You can create a differentiable optimizer over an existing MOI solver by using the diff_optimizer utility.

function diff_optimizer(
    optimizer_constructor;
    with_bridge_type = Float64,
    with_cache_type = Float64,
    with_outer_cache = !isnothing(with_bridge_type),
    allow_parametric_opt_interface = true,
)

julia> import DiffOpt, HiGHS

julia> model = DiffOpt.diff_optimizer(HiGHS.Optimizer)
julia> set_attribute(model, DiffOpt.ModelConstructor, DiffOpt.QuadraticProgram.Model) # optional selection of diff method
julia> x = model.add_variable(model)
julia> model.add_constraint(model, ...)

Projections on cone sets

DiffOpt requires taking projections and finding projection gradients of vectors while computing the jacobians. For this purpose, we use MathOptSetDistances.jl, which is a dedicated package for computing set distances, projections and projection gradients.

Conic problem formulation

Consider a convex conic optimization problem in its primal (P) and dual (D) forms:

\[\begin{split} \begin{array} {llcc} \textbf{Primal Problem} & & \textbf{Dual Problem} & \\ \mbox{minimize} & c^T x \quad \quad & \mbox{minimize} & b^T y \\ \mbox{subject to} & A x + s = b \quad \quad & \mbox{subject to} & A^T y + c = 0 \\ & s \in \mathcal{K} & & y \in \mathcal{K}^* \end{array} \end{split}\]

where

• $x \in R^n$ is the primal variable, $y \in R^m$ is the dual variable, and $s \in R^m$ is the primal slack

variable

• $\mathcal{K} \subseteq R^m$ is a closed convex cone and $\mathcal{K}^* \subseteq R^m$ is the corresponding dual cone

variable

• $A \in R^{m \times n}$, $b \in R^m$, $c \in R^n$ are problem data

In the light of above, DiffOpt differentiates program variables $x$, $s$, $y$ w.r.t pertubations/sensivities in problem data i.e. $dA$, $db$, $dc$. This is achieved via implicit differentiation and matrix differential calculus.

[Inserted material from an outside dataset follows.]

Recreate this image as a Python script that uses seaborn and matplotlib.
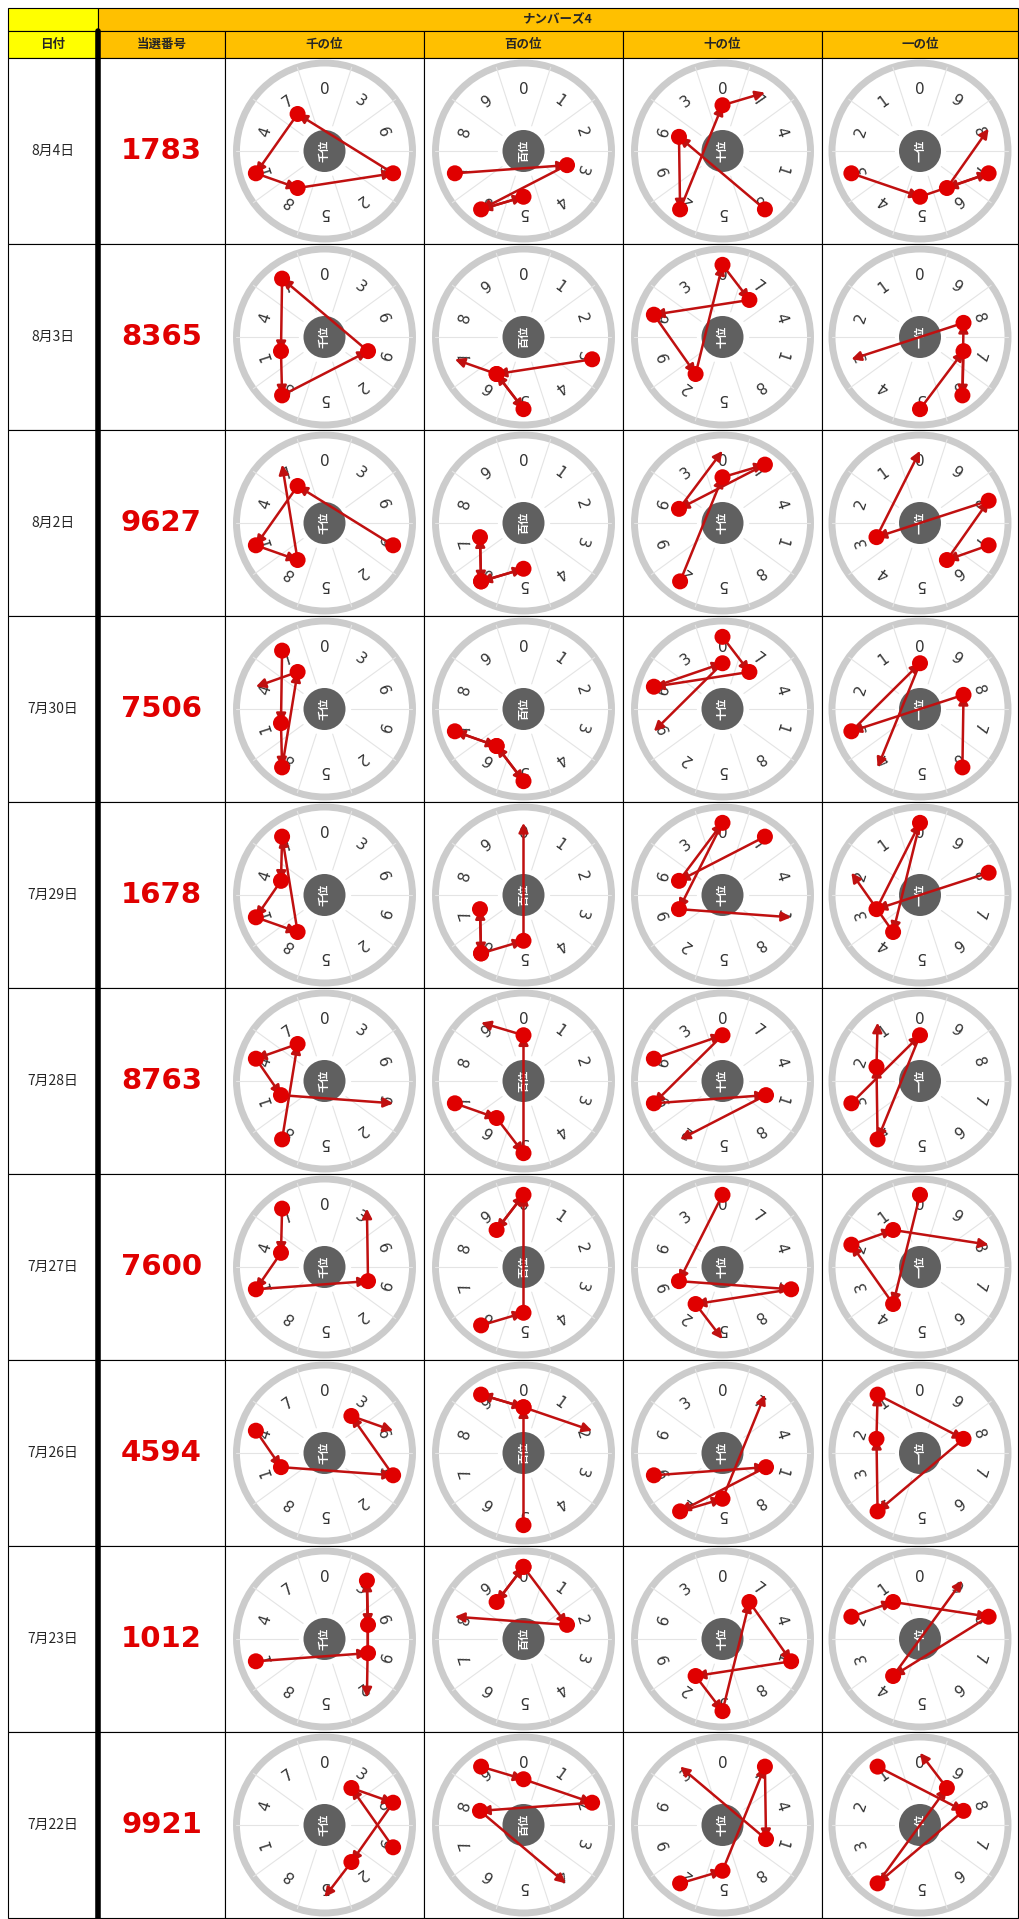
import numpy as np
import matplotlib.pyplot as plt
import seaborn as sns
from matplotlib.patches import Circle, Rectangle

sns.set_theme(style="white")
plt.rcParams['font.family'] = ['Noto Sans CJK JP', 'DejaVu Sans']

# ------ données ------
dates = ["8月4日", "8月3日", "8月2日", "7月30日", "7月29日",
         "7月28日", "7月27日", "7月26日", "7月23日", "7月22日"]
numbers = ["1783", "8365", "9627", "7506", "1678",
           "8763", "7600", "4594", "1012", "9921"]
# tirages plus anciens (estimés) pour compléter les trajets
older = ["3058", "6274", "2819", "5430"]
col_titles = ["千の位", "百の位", "十の位", "一の位"]
center_labels = ["千位", "百位", "十位", "一位"]
wheel_steps = [3, 1, 7, 9]   # ordre des chiffres autour de chaque roue
path_len = 5

# ------ mise en page (pixels) ------
W, H = 1019, 1919
col_x = [8, 98, 225, 424, 623, 822, 1018]
y_top, y_h1, y_h2 = 8, 31, 58
row_h = 186
orange = "#ffc000"
yellow = "#ffff00"
red = "#e00000"
dark_red = "#c01010"

fig = plt.figure(figsize=(W / 100, H / 100), dpi=100)
ax = fig.add_axes([0, 0, 1, 1])
ax.set_xlim(0, W)
ax.set_ylim(H, 0)
ax.set_aspect('equal')
ax.axis('off')

# --- en-têtes ---
ax.add_patch(Rectangle((col_x[0], y_top), col_x[1] - col_x[0], y_h1 - y_top, fc=yellow, ec='black', lw=0.8))
ax.add_patch(Rectangle((col_x[1], y_top), col_x[-1] - col_x[1], y_h1 - y_top, fc=orange, ec='black', lw=0.8))
ax.text((col_x[1] + col_x[-1]) / 2, (y_top + y_h1) / 2, "ナンバーズ4", ha='center', va='center', fontsize=9, fontweight='bold')
heads = ["日付", "当選番号"] + col_titles
for i, h in enumerate(heads):
    ax.add_patch(Rectangle((col_x[i], y_h1), col_x[i + 1] - col_x[i], y_h2 - y_h1,
                           fc=yellow if i == 0 else orange, ec='black', lw=0.8))
    ax.text((col_x[i] + col_x[i + 1]) / 2, (y_h1 + y_h2) / 2, h, ha='center', va='center', fontsize=9, fontweight='bold')

all_draws = numbers + older

# --- lignes ---
for r in range(len(dates)):
    y0 = y_h2 + r * row_h
    for i in range(6):
        ax.add_patch(Rectangle((col_x[i], y0), col_x[i + 1] - col_x[i], row_h, fc='white', ec='black', lw=0.8))
    yc = y0 + row_h / 2
    ax.text((col_x[0] + col_x[1]) / 2, yc, dates[r], ha='center', va='center', fontsize=10)
    ax.text((col_x[1] + col_x[2]) / 2, yc, numbers[r], ha='center', va='center',
            fontsize=21, fontweight='bold', color=red, family='DejaVu Sans')

    for c in range(4):
        xc = (col_x[c + 2] + col_x[c + 3]) / 2
        R = 88
        step = wheel_steps[c]
        order = [(k * step) % 10 for k in range(10)]
        ax.add_patch(Circle((xc, yc), R, fc='white', ec='#cccccc', lw=5, zorder=2))
        for k in range(10):
            a = np.pi / 2 - (k + 0.5) * 2 * np.pi / 10
            ax.plot([xc + 0.3 * R * np.cos(a), xc + R * np.cos(a)],
                    [yc - 0.3 * R * np.sin(a), yc - R * np.sin(a)], color='#e4e4e4', lw=0.8, zorder=3)
            a2 = np.pi / 2 - k * 2 * np.pi / 10
            ax.text(xc + 0.7 * R * np.cos(a2), yc - 0.7 * R * np.sin(a2), str(order[k]),
                    ha='center', va='center', fontsize=11, color='#333333', family='DejaVu Sans',
                    rotation=np.degrees(a2) - 90, zorder=3)
        ax.add_patch(Circle((xc, yc), 21, fc='#606060', ec='none', zorder=4))
        ax.text(xc, yc, center_labels[c], ha='center', va='center', fontsize=8,
                color='white', fontweight='bold', rotation=90, zorder=5)

        # trajet des chiffres sur les tirages récents
        digits = [int(all_draws[r + j][c]) for j in range(path_len)]
        pts = []
        for j, d in enumerate(digits):
            k = order.index(d)
            a2 = np.pi / 2 - k * 2 * np.pi / 10
            rr = R * (0.82 if j % 2 == 0 else 0.52)
            pts.append((xc + rr * np.cos(a2), yc - rr * np.sin(a2)))
        for j in range(path_len - 1):
            (x1, y1), (x2, y2) = pts[j], pts[j + 1]
            ax.annotate("", xy=(x2, y2), xytext=(x1, y1),
                        arrowprops=dict(arrowstyle='-|>', color=dark_red, lw=1.8,
                                        mutation_scale=14, shrinkA=0, shrinkB=0), zorder=6)
        for j in range(path_len - 1):
            ax.add_patch(Circle(pts[j], 8, fc=red, ec='none', zorder=7))

# trait épais séparateur
ax.plot([col_x[1], col_x[1]], [y_h1, H], color='black', lw=4, zorder=8)

fig.savefig("out.png", dpi=100, facecolor='white')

Note that the primal (P) and dual (D) are self-duals of each other. Similarly, for the constraints we support, $\mathcal{K}$ is same in format as $\mathcal{K}^*$.

Reference articles

• Differentiating Through a Cone Program - Akshay Agrawal, Shane Barratt, Stephen Boyd, Enzo Busseti, Walaa M. Moursi, 2019
• A fast and differentiable QP solver for PyTorch. Crafted by Brandon Amos and J. Zico Kolter.
• OptNet: Differentiable Optimization as a Layer in Neural Networks

Backward Pass vector

One possible point of confusion in finding Jacobians is the role of the backward pass vector - above eqn (7), OptNet: Differentiable Optimization as a Layer in Neural Networks. While differentiating convex programs, it is often the case that we don't want to find the actual derivatives, rather we might be interested in computing the product of Jacobians with a backward pass vector, often used in backpropagation in machine learning/automatic differentiation. This is what happens in DiffOpt backends.